● Information provided:
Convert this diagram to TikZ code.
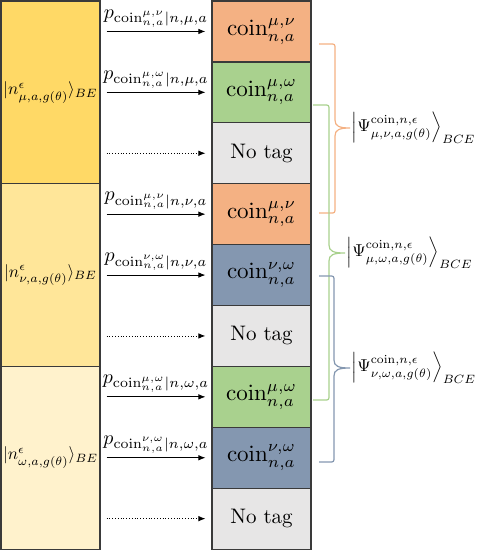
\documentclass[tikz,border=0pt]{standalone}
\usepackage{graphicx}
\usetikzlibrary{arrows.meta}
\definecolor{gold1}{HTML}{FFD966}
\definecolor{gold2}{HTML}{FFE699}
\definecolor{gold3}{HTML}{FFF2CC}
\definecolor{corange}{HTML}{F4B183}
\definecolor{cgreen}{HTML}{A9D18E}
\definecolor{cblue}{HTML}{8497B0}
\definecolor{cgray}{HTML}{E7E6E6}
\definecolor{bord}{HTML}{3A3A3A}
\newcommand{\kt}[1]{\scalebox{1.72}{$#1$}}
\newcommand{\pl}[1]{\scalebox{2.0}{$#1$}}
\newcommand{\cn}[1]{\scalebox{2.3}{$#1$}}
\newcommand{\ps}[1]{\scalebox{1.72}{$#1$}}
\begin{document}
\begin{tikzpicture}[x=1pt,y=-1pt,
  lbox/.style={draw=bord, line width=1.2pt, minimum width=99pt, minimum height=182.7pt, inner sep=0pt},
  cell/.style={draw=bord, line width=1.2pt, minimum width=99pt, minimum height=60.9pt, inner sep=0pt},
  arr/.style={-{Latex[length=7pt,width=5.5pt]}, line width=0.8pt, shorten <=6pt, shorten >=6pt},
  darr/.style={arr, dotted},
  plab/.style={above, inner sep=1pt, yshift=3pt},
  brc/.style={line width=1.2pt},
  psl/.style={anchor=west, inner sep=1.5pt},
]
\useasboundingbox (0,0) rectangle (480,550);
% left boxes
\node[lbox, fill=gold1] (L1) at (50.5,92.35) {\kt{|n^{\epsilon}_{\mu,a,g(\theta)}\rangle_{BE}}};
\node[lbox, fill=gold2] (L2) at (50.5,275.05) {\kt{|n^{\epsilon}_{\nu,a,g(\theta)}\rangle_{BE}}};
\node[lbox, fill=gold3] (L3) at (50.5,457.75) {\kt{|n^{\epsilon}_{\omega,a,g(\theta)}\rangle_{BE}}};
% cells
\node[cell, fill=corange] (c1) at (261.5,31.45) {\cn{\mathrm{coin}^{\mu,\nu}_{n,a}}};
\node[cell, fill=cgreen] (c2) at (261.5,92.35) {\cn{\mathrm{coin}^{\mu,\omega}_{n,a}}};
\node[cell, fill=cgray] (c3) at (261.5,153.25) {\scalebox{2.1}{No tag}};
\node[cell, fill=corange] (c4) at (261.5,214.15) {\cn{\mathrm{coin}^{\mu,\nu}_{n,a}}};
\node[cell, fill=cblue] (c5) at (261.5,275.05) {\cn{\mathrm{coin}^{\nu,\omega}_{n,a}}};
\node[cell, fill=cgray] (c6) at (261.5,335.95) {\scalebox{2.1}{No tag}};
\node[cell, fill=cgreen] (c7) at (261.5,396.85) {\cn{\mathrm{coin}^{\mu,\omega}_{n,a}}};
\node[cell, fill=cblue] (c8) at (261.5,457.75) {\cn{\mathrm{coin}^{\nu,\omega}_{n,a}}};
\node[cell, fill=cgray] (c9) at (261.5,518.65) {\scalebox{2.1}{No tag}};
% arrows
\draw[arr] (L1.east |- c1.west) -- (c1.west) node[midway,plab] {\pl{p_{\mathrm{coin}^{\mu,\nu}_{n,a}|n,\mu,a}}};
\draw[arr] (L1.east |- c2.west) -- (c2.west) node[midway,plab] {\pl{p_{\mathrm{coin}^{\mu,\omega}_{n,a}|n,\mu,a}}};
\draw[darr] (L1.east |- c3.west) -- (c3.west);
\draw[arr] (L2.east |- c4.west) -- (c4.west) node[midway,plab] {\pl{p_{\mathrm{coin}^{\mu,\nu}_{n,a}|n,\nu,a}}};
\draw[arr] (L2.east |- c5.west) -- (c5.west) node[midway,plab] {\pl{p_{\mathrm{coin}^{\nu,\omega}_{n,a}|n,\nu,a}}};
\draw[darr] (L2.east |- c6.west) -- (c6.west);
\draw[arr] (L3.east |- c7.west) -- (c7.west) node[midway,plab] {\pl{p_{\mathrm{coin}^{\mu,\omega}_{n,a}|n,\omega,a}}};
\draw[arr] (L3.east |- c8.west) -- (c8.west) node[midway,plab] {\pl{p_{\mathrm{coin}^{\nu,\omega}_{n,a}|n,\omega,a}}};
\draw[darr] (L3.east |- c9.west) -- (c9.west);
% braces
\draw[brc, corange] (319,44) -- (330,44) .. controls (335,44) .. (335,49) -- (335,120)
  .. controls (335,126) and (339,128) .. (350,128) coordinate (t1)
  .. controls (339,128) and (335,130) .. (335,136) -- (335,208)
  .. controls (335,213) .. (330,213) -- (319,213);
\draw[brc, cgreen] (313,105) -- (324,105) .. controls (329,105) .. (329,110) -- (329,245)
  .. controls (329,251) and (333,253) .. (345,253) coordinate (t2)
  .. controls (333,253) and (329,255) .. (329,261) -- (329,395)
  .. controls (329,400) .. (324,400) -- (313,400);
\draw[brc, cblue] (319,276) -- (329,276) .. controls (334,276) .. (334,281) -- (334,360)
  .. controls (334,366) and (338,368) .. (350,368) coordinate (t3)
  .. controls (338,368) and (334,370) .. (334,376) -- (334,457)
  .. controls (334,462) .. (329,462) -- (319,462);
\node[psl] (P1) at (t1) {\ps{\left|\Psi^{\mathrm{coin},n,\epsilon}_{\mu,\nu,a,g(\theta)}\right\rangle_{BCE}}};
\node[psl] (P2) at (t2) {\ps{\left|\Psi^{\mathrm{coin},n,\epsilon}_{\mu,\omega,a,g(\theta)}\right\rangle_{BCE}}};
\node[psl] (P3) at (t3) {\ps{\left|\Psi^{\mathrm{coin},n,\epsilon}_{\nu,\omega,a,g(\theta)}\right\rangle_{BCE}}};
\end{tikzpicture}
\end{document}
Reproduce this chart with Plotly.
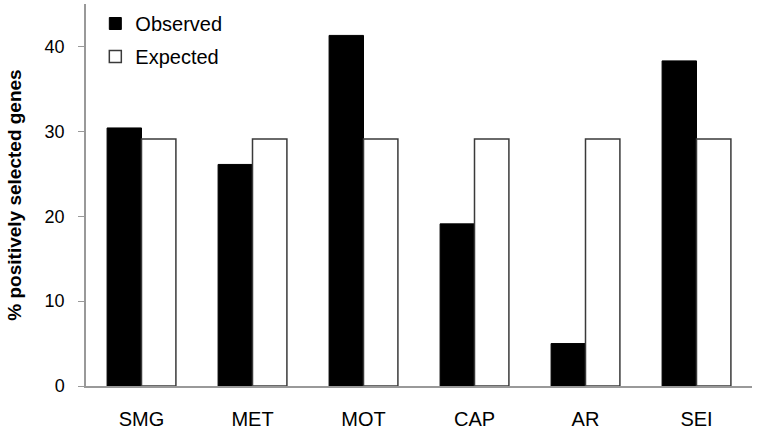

● Work instructions: Go back to the records above and write them out exactly, without the pictures.

● Problem solution:
Convert this diagram to TikZ code.
\documentclass[tikz,border=0pt]{standalone}
\usepackage{graphicx}
\usetikzlibrary{arrows.meta}
\definecolor{gold1}{HTML}{FFD966}
\definecolor{gold2}{HTML}{FFE699}
\definecolor{gold3}{HTML}{FFF2CC}
\definecolor{corange}{HTML}{F4B183}
\definecolor{cgreen}{HTML}{A9D18E}
\definecolor{cblue}{HTML}{8497B0}
\definecolor{cgray}{HTML}{E7E6E6}
\definecolor{bord}{HTML}{3A3A3A}
\newcommand{\kt}[1]{\scalebox{1.72}{$#1$}}
\newcommand{\pl}[1]{\scalebox{2.0}{$#1$}}
\newcommand{\cn}[1]{\scalebox{2.3}{$#1$}}
\newcommand{\ps}[1]{\scalebox{1.72}{$#1$}}
\begin{document}
\begin{tikzpicture}[x=1pt,y=-1pt,
  lbox/.style={draw=bord, line width=1.2pt, minimum width=99pt, minimum height=182.7pt, inner sep=0pt},
  cell/.style={draw=bord, line width=1.2pt, minimum width=99pt, minimum height=60.9pt, inner sep=0pt},
  arr/.style={-{Latex[length=7pt,width=5.5pt]}, line width=0.8pt, shorten <=6pt, shorten >=6pt},
  darr/.style={arr, dotted},
  plab/.style={above, inner sep=1pt, yshift=3pt},
  brc/.style={line width=1.2pt},
  psl/.style={anchor=west, inner sep=1.5pt},
]
\useasboundingbox (0,0) rectangle (480,550);
% left boxes
\node[lbox, fill=gold1] (L1) at (50.5,92.35) {\kt{|n^{\epsilon}_{\mu,a,g(\theta)}\rangle_{BE}}};
\node[lbox, fill=gold2] (L2) at (50.5,275.05) {\kt{|n^{\epsilon}_{\nu,a,g(\theta)}\rangle_{BE}}};
\node[lbox, fill=gold3] (L3) at (50.5,457.75) {\kt{|n^{\epsilon}_{\omega,a,g(\theta)}\rangle_{BE}}};
% cells
\node[cell, fill=corange] (c1) at (261.5,31.45) {\cn{\mathrm{coin}^{\mu,\nu}_{n,a}}};
\node[cell, fill=cgreen] (c2) at (261.5,92.35) {\cn{\mathrm{coin}^{\mu,\omega}_{n,a}}};
\node[cell, fill=cgray] (c3) at (261.5,153.25) {\scalebox{2.1}{No tag}};
\node[cell, fill=corange] (c4) at (261.5,214.15) {\cn{\mathrm{coin}^{\mu,\nu}_{n,a}}};
\node[cell, fill=cblue] (c5) at (261.5,275.05) {\cn{\mathrm{coin}^{\nu,\omega}_{n,a}}};
\node[cell, fill=cgray] (c6) at (261.5,335.95) {\scalebox{2.1}{No tag}};
\node[cell, fill=cgreen] (c7) at (261.5,396.85) {\cn{\mathrm{coin}^{\mu,\omega}_{n,a}}};
\node[cell, fill=cblue] (c8) at (261.5,457.75) {\cn{\mathrm{coin}^{\nu,\omega}_{n,a}}};
\node[cell, fill=cgray] (c9) at (261.5,518.65) {\scalebox{2.1}{No tag}};
% arrows
\draw[arr] (L1.east |- c1.west) -- (c1.west) node[midway,plab] {\pl{p_{\mathrm{coin}^{\mu,\nu}_{n,a}|n,\mu,a}}};
\draw[arr] (L1.east |- c2.west) -- (c2.west) node[midway,plab] {\pl{p_{\mathrm{coin}^{\mu,\omega}_{n,a}|n,\mu,a}}};
\draw[darr] (L1.east |- c3.west) -- (c3.west);
\draw[arr] (L2.east |- c4.west) -- (c4.west) node[midway,plab] {\pl{p_{\mathrm{coin}^{\mu,\nu}_{n,a}|n,\nu,a}}};
\draw[arr] (L2.east |- c5.west) -- (c5.west) node[midway,plab] {\pl{p_{\mathrm{coin}^{\nu,\omega}_{n,a}|n,\nu,a}}};
\draw[darr] (L2.east |- c6.west) -- (c6.west);
\draw[arr] (L3.east |- c7.west) -- (c7.west) node[midway,plab] {\pl{p_{\mathrm{coin}^{\mu,\omega}_{n,a}|n,\omega,a}}};
\draw[arr] (L3.east |- c8.west) -- (c8.west) node[midway,plab] {\pl{p_{\mathrm{coin}^{\nu,\omega}_{n,a}|n,\omega,a}}};
\draw[darr] (L3.east |- c9.west) -- (c9.west);
% braces
\draw[brc, corange] (319,44) -- (330,44) .. controls (335,44) .. (335,49) -- (335,120)
  .. controls (335,126) and (339,128) .. (350,128) coordinate (t1)
  .. controls (339,128) and (335,130) .. (335,136) -- (335,208)
  .. controls (335,213) .. (330,213) -- (319,213);
\draw[brc, cgreen] (313,105) -- (324,105) .. controls (329,105) .. (329,110) -- (329,245)
  .. controls (329,251) and (333,253) .. (345,253) coordinate (t2)
  .. controls (333,253) and (329,255) .. (329,261) -- (329,395)
  .. controls (329,400) .. (324,400) -- (313,400);
\draw[brc, cblue] (319,276) -- (329,276) .. controls (334,276) .. (334,281) -- (334,360)
  .. controls (334,366) and (338,368) .. (350,368) coordinate (t3)
  .. controls (338,368) and (334,370) .. (334,376) -- (334,457)
  .. controls (334,462) .. (329,462) -- (319,462);
\node[psl] (P1) at (t1) {\ps{\left|\Psi^{\mathrm{coin},n,\epsilon}_{\mu,\nu,a,g(\theta)}\right\rangle_{BCE}}};
\node[psl] (P2) at (t2) {\ps{\left|\Psi^{\mathrm{coin},n,\epsilon}_{\mu,\omega,a,g(\theta)}\right\rangle_{BCE}}};
\node[psl] (P3) at (t3) {\ps{\left|\Psi^{\mathrm{coin},n,\epsilon}_{\nu,\omega,a,g(\theta)}\right\rangle_{BCE}}};
\end{tikzpicture}
\end{document}
Reproduce this chart with Plotly.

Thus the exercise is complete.